Chief among the information that we don’t have in this passive sentence is who did the kicking. Besides the “to be” verb, the hallmark of the passive voice is that the subject, i.e., the thing that is doing the action in the sentence, is often hidden from view. The chief sin of the passive sentence is that it occludes from your reader’s notice the actor of the sentence. At best, it reveals the information later; at worst it is hidden entirely.
 
For some writers, this occlusion is the reason for their use of the passive voice. It hides the actor, the doer of the action. Thus writers and speakers who want to keep responsibility for an action from your notice will often revert to passive voice. How many times have you heard a politician say a version of “Mistakes were made”?
 
There are other infelicities associated with the passive voice.
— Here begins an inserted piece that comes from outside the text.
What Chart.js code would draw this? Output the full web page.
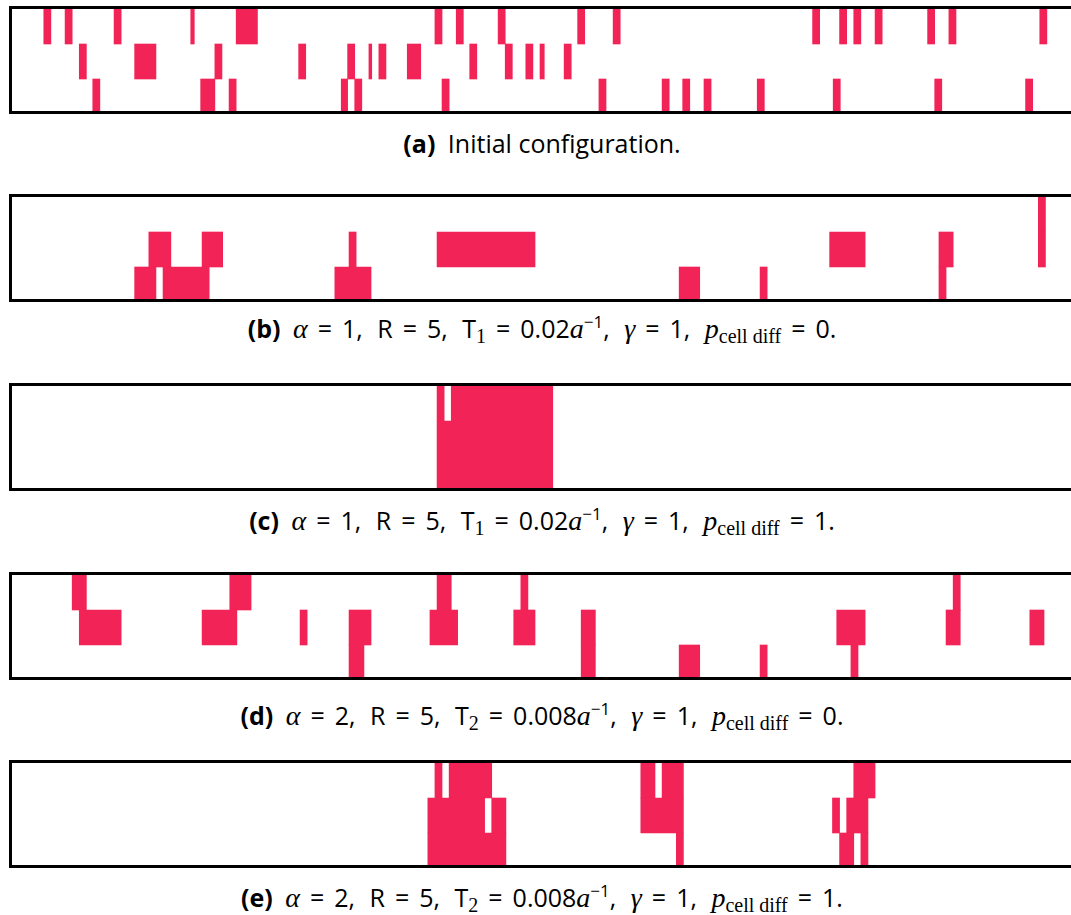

Because the passive voice hides the actor, more words are required to reveal that information. Passive sentences are thus wordier than their active counterparts.  One can write in passive voice “The ball was kicked by Candace” or choose the active version: “Candace kicked the ball.” Worse still would be “The ball was kicked. Candace was the one who had done the kicking.” Once we start with a passive sentence, our efforts to untangle the identity of the actor in that sentence, or subsequent sentences, usually require ever more words than simply describing the action actively at the outset. Over the course of a long piece of writing, such superfluity fatigues your reader.
 
“The brigade was moving across the hill” is passive. “The brigade advanced across the hill” is better. The active voice almost always guarantees the same or more information in fewer words. In most instances, superior writing takes the form of economic writing.
 
There are times to use passive sentences, such as here when simple declaration is wanted. In dialog, certainly, people often speak in passive voice. There are undoubtedly moments when an author prefers a state of being rather than an attributable action and times when the identity of the actor is irrelevant. Or perhaps an author wants to hide certain pieces of information, to disclose later. Notice the first sentence of this blog post: Did you catch that it was in passive voice? Did you find my revelation of the actor in the second sentence—Prof. John Lynn—dramatically compelling? Or did it simply try your patience? But in general, for most forms of expository writing, those instances occur far less frequently than passages that call for clear, unambiguous descriptions of action and the assignation of who or what is doing that action.
 
How to fix the passive voice? Focus on the verb—the verb, the verb, the verb! Choose your verbs carefully and wisely. I’ll offer more on verbs, and the importance of the verb to the sentence, in a subsequent post.

--David J. Snyder
3 Comments
LM
4/21/2026 10:50:21 am

Lynn raked me over the coals as well for this and other writing offenses! Or should I say, "I was raked over the coals?" Thank you for posting this entry, since any would-be author needs to know this.

Reply
David Snyder
4/21/2026 11:19:51 am

LOL! I would not say I was "raked over the coals," though I am sure he was a bit softer to his undergraduates. He just gave us a firm directive not to use "is," "are," "were," etc. in our papers, which I didn't understand at all because--how else can I write a sentence??? Took me a while to understand that a sentence should be, you know, crafted, and not just blurted as with speech.

Reply
LM
4/21/2026 11:36:54 am

Yes; I suppose he had less reason to be diplomatic to me given my status, though I can write, "lessons were learned." Mistakes were made, and they were brought to my attention.